A high school athlete could have the best recruiting tape in the world, but give him an iPhone or a laptop, and watch out.
“You take yourself off the map,” Mesa Desert Ridge football coach Jeremy Hathcock said.
Apparently, a player took himself off the NAIA recruiting board from a Surprise, Arizona program for a tweet that drew this Tweet from Ottawa University-Arizona (Surprise) coach David Moseley:
Todd Graham, who is finishing out this season as Arizona State’s football coach in a bowl game, said he tries not to judge someone by a tweet, but he realizes how important it is to show maturity and responsibility on social media.
“It takes a lot of work and diligence,” he said. “You can’t just look at somebody’s social media and really know about them. Everybody makes mistakes. There’s no one perfect. But you have to embody what being a Sun Devil is all about. That’s character, smart, discipline, tough. That comes first before football, before talent, before anything. And character is Number 1.

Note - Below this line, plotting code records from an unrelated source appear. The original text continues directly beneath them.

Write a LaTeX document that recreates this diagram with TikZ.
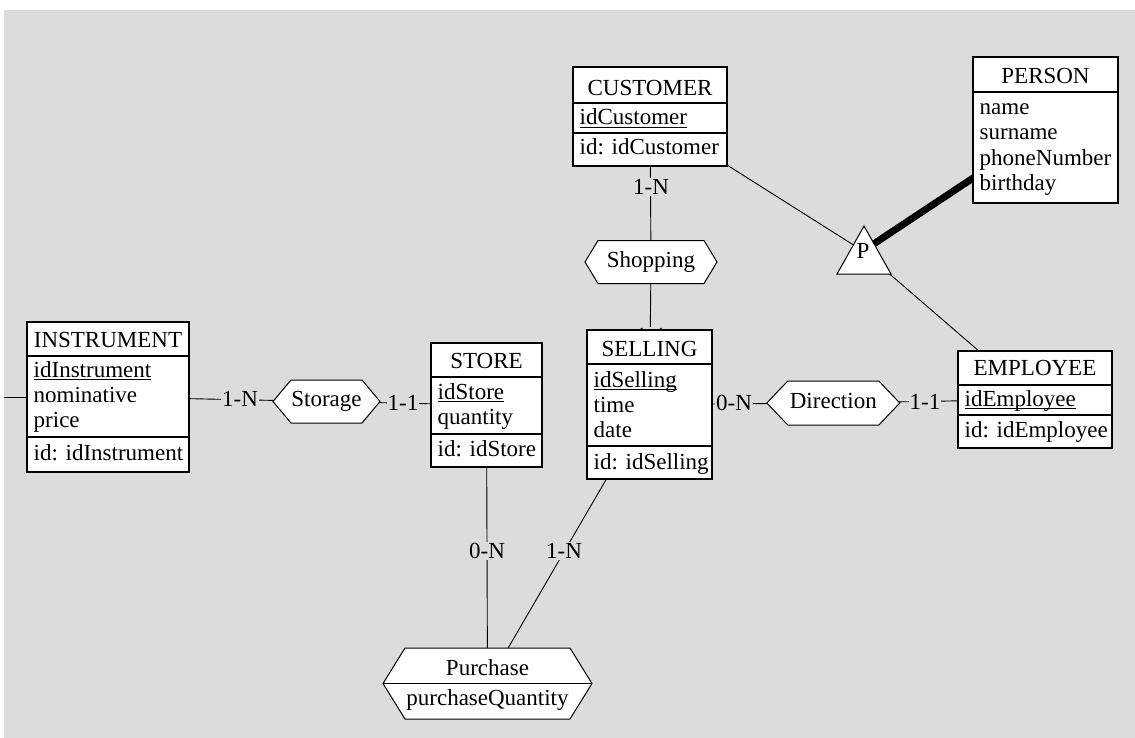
\documentclass[tikz,border=0pt]{standalone}
\usepackage{fontspec}
\setmainfont{Liberation Serif}
\usetikzlibrary{backgrounds}
\definecolor{canvasgrey}{RGB}{220,220,220}
% underlined primary-key attribute
\newsavebox\keybox
\newcommand{\keyattr}[1]{\sbox\keybox{#1}\rlap{\rule[-3pt]{\wd\keybox}{1.2pt}}\usebox\keybox}
% hexagonal outline of a relationship node: #1 node name, #2 indent of the points
\newcommand{\hexagonof}[2]{\path[hexline] (#1.west) -- ([xshift=#2]#1.north west) -- ([xshift=-#2]#1.north east) -- (#1.east) -- ([xshift=-#2]#1.south east) -- ([xshift=#2]#1.south west) -- cycle;}

\begin{document}
\begin{tikzpicture}[x=1pt, y=-1pt, font=\fontsize{23}{25}\selectfont,
  entity/.style={draw, fill=white, line width=1.3pt, inner sep=0pt, outer sep=0pt, anchor=north west},
  divider/.style={line width=1.1pt},
  etitle/.style={anchor=base, inner sep=0pt},
  attr/.style={anchor=base west, inner sep=0pt},
  relnode/.style={inner sep=0pt, outer sep=0pt, text height=16pt, text depth=6pt},
  hexline/.style={draw, fill=white, line width=1pt},
  link/.style={line width=0.9pt},
  isalink/.style={line width=7pt},
  card/.style={fill=canvasgrey, inner sep=1pt, outer sep=0pt},
]
\useasboundingbox (0,0) rectangle (1135,738);

% ---------- entities ----------
% CUSTOMER
\node[entity, minimum width=154, minimum height=99] (cust) at (573,67) {};
\draw[divider] ([yshift=-36pt]cust.north west) -- ([yshift=-36pt]cust.north east);
\draw[divider] ([yshift=-66pt]cust.north west) -- ([yshift=-66pt]cust.north east);
\node[etitle] (cust-n) at (650,95.5) {CUSTOMER};
\node[attr] (cust-k) at (579.5,125) {\keyattr{idCustomer}};
\node[attr] (cust-i) at (579.5,155) {id: idCustomer};

% PERSON
\node[entity, minimum width=145, minimum height=146] (pers) at (973,57) {};
\draw[divider] ([yshift=-35pt]pers.north west) -- ([yshift=-35pt]pers.north east);
\node[etitle] (pers-n) at (1045.5,83.5) {PERSON};
\node[attr] (pers-a1) at (979.5,114.5) {name};
\node[attr] (pers-a2) at (979.5,140) {surname};
\node[attr] (pers-a3) at (979.5,165.5) {phoneNumber};
\node[attr] (pers-a4) at (979.5,191) {birthday};

% INSTRUMENT
\node[entity, minimum width=162, minimum height=150] (ins) at (27,322) {};
\draw[divider] ([yshift=-34pt]ins.north west) -- ([yshift=-34pt]ins.north east);
\draw[divider] ([yshift=-115pt]ins.north west) -- ([yshift=-115pt]ins.north east);
\node[etitle] (ins-n) at (108,347) {INSTRUMENT};
\node[attr] (ins-k) at (33.5,377) {\keyattr{idInstrument}};
\node[attr] (ins-a1) at (33.5,402) {nominative};
\node[attr] (ins-a2) at (33.5,427) {price};
\node[attr] (ins-i) at (33.5,460) {id: idInstrument};

% STORE
\node[entity, minimum width=111, minimum height=124] (store) at (431,343) {};
\draw[divider] ([yshift=-34pt]store.north west) -- ([yshift=-34pt]store.north east);
\draw[divider] ([yshift=-91pt]store.north west) -- ([yshift=-91pt]store.north east);
\node[etitle] (store-n) at (486.5,368) {STORE};
\node[attr] (store-k) at (437.5,399) {\keyattr{idStore}};
\node[attr] (store-a1) at (437.5,424) {quantity};
\node[attr] (store-i) at (437.5,456) {id: idStore};

% SELLING
\node[entity, minimum width=125, minimum height=149] (sell) at (587,330) {};
\draw[divider] ([yshift=-34pt]sell.north west) -- ([yshift=-34pt]sell.north east);
\draw[divider] ([yshift=-116pt]sell.north west) -- ([yshift=-116pt]sell.north east);
\node[etitle] (sell-n) at (649.5,356) {SELLING};
\node[attr] (sell-k) at (593.5,387) {\keyattr{idSelling}};
\node[attr] (sell-a1) at (593.5,412) {time};
\node[attr] (sell-a2) at (593.5,437) {date};
\node[attr] (sell-i) at (593.5,469) {id: idSelling};

% EMPLOYEE
\node[entity, minimum width=154, minimum height=97] (emp) at (958,351) {};
\draw[divider] ([yshift=-34pt]emp.north west) -- ([yshift=-34pt]emp.north east);
\draw[divider] ([yshift=-64pt]emp.north west) -- ([yshift=-64pt]emp.north east);
\node[etitle] (emp-n) at (1035,375.5) {EMPLOYEE};
\node[attr] (emp-k) at (964.5,406) {\keyattr{idEmployee}};
\node[attr] (emp-i) at (964.5,437) {id: idEmployee};

% ---------- relationships ----------
\node[relnode, minimum width=132, minimum height=43] (shop) at (651,262) {Shopping};
\node[relnode, minimum width=107, minimum height=43] (sto) at (326.5,401.5) {Storage};
\node[relnode, minimum width=133, minimum height=44] (dir) at (833.3,403) {Direction};
\node[relnode, minimum width=209, minimum height=71] (pur) at (487.5,683.5) {};
\draw[link] (pur.west) -- (pur.east);
\node[etitle] (pur-n) at (487.5,675) {Purchase};
\node[etitle] (pur-a) at (487.5,705) {purchaseQuantity};

% is-a junction
\node[inner sep=0pt] (isa) at (863,251) {P};

\begin{scope}[on background layer]
  % canvas
  \fill[white] (0,0) rectangle (1135,738);
  \fill[canvasgrey] (4,10) rectangle (1135,738);

  % connectors
  \coordinate (stub) at (4,397);
  \draw[link] (ins) -- (stub);
  \draw[link] (ins) -- (sto.center);
  \draw[link] (store) -- (sto.center);
  \draw[link] (store) -- (pur.center);
  \draw[link] (sell) -- (pur.center);
  \draw[link] (sell) -- (shop.center);
  \draw[link] (cust) -- (shop.center);
  \draw[link] (sell) -- (dir.center);
  \draw[link] (emp) -- (dir.center);
  \draw[link] (cust) -- (isa.center);
  \draw[link] (emp) -- (isa.center);
  \draw[isalink] (pers.center) -- (isa.center);

  % cardinalities
  \node[card] (k1) at (240,399) {1-N};
  \node[card] (k2) at (403,403) {1-1};
  \node[card] (k3) at (651,187) {1-N};
  \node[card] (k4) at (651,336) {1-1};
  \node[card] (k5) at (734,402.5) {0-N};
  \node[card] (k6) at (925,402) {1-1};
  \node[card] (k7) at (487,551) {0-N};
  \node[card] (k8) at (564,551) {1-N};

  % relationship outlines
  \hexagonof{shop}{13}
  \hexagonof{sto}{18}
  \hexagonof{dir}{21}
  \hexagonof{pur}{22}

  % is-a triangle
  \filldraw[fill=white, line width=1pt] (864,226) -- (891,274) -- (837,274) -- cycle;
\end{scope}
\end{tikzpicture}
\end{document}
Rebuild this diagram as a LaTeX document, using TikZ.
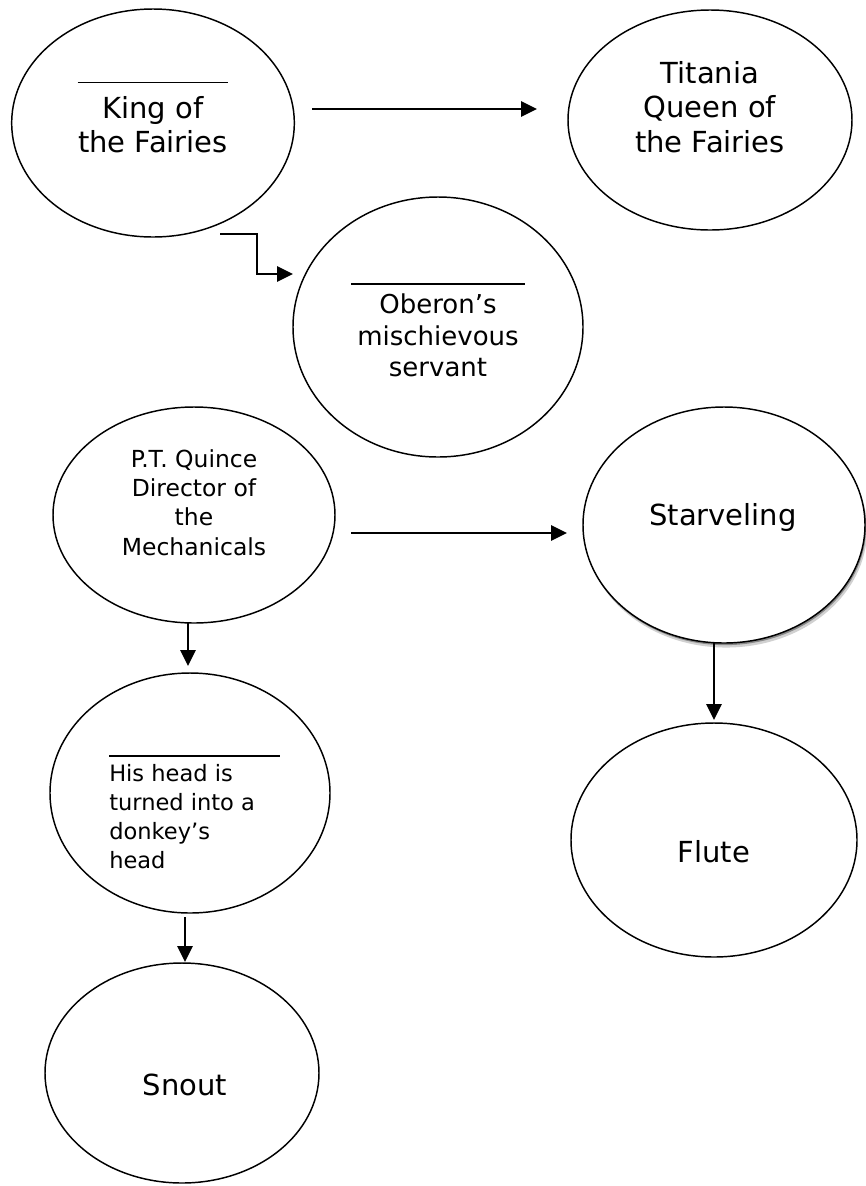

“We all have good and bad, it’s what we choose to bring out of each other. I want guys that are highly competitive people. I want guys that love to serve, that are givers, and that’s how we define their character. I think we’ve done a great job of that. That’s why this team is so close. That’s why we’ve been able to win the amount of game we’ve won in the last six years.”
Tempe McClintock coach Corbin Smith, who was a college assistant, said the stuff recruits put on social media eventually gets scrutinized by coaches, college admissions, and in conjunction with background checks for jobs.
He says students leave digital footprints for themselves for the rest of their lives.
“Kids don’t understand that social media should be used to promote themselves in a positive light and show what their lives are about,” Smith said. “Instead, it is being used by young people as a popularity contest, ego, and just to gain attention.
“Unfortunately, this is the world we live in, and young people rarely look past their nose to understand the future ramifications of their use of social media.”
Buckeye Verrado football coach Tom Ward said that he has one of his assistant coaches monitor social media to make sure his players are not acting foolish.
“We have some severe consequences in our player agreement that they sign, if they are inappropriate,” Ward said. “We talk about what is appropriate with them. We also try to teach them how to react to negativism toward us or anything that gets under their skin. We constantly remind them that anything used in writing can always be used against them in a negative way.”
Hathcock said that every summer, when his team goes to the White Mountains for football camp, nobody is allowed to bring their cell phones.
This way, he says, “kids have to listen for the first time in their lives.”
“I won’t be surprised if schools are teaching social media 101,” Hathcock said. “It’s going to be in a class.”
High school athletes with social media makes it important for college coaches to be on social media, tracking tweets as much as highlight-tape touchdowns.
“The coaches who have no clue how to interact are being left behind,” Hathcock said.